N = normal reaction-force between the cylinder & inclined plane

V1 = velocity of the cylinder at the bottom of the inclined plane in case-1 (pure rolling condition)

V2 = velocity of the cylinder at the bottom of the inclined plane in case-2 (pure sliding condition)

a1 = acceleration of the cylinder in case-1 (pure rolling condition)

a2 = acceleration of the cylinder in case-2 (pure sliding condition)

t1 = time taken by the cylinder to reach the bottom of the inclined plane in case-1 (pure rolling condition)

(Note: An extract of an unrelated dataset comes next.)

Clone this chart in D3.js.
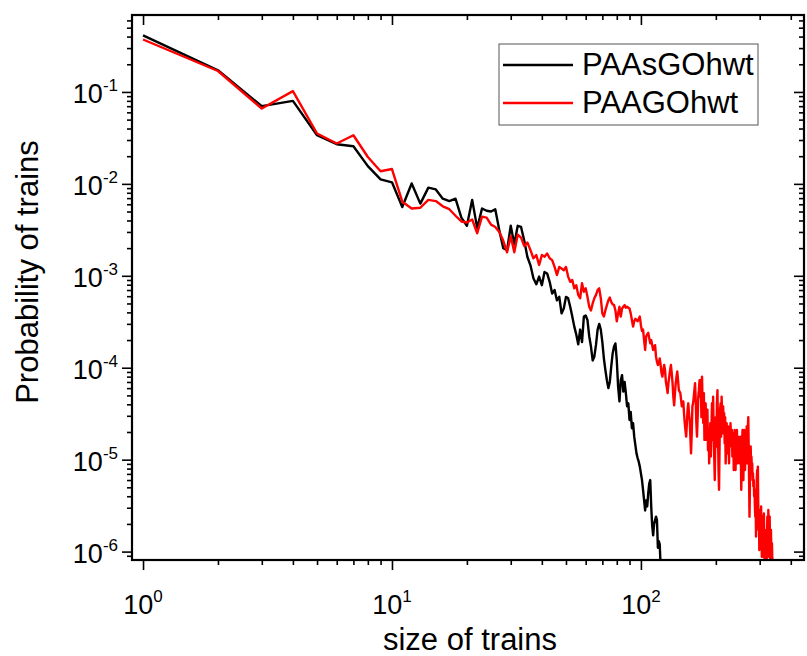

t2 = time taken by the cylinder to reach the bottom of the inclined plane in case-2 (pure sliding condition)

 

 

 

In this case, at the point of contact between inclined plane & cylinder, the-point-on-the-cylinder will have a tendency to move upwards along the inclined plane. But, becase of the imposed pure rolling condition (as stated in the problem), the relative velocity between that the-point-on-the-cylinder and a point exactly below this point on inclined plane, at any instant, will have to be zero. Therefore the friction force u*mg*cosx will always act downwards along the inclined plane (this is becase the friction force will always oppose the relative motion of the point at contact between interacting surfaces; in this case the-point-on-the-cylinder will try to move upwards relative to the stationary inclined surface, so friction opposes this uoward motion and act in the opposite direction, that is downwards along the inclined plane). The component of mg along inclined plane will also act in the same direction. Therefore the final equation of motion will be, as below

 

mg*sinx+u*mg*cosx = ma1 and this implies, a1 = g*(sinx + u*cosx)

 

and we can write V1 = a1*t1 and L = ½*a1*t1^2

 

eliminating t1, we get V1 = sqrt [2gL(sinx + u*cosx)]

 

 

In this case, at the point of contact between inclined plane & cylinder, the-point-on-the-cylinder will have a tendency to move downwards along the inclined plane (as it’s pure sliding motion). Opposing this motion, friction acts upwards along the inclined plane and its magnitude will be u*mg*cosx. The equation of motion, in this case, will be as follows

 

mg*sinx-u*mg*cosx = ma2 and this implies, a2 = g*(sinx - u*cosx)

 

similarly, as above, we can write V2 = a2*t2 and L = ½*a2*t2^2

 

eliminating t2, we get V2 = sqrt [2gL(sinx – u*cosx)]

 

So, (by know the answer already !!) the relation between V1 and V2 is

 

V1 / V2 = sqrt [(sinx+u*cosx)/(sinx-u*cosx)]

 

All the best.

 

P.S. Please excuse me for any typo errors.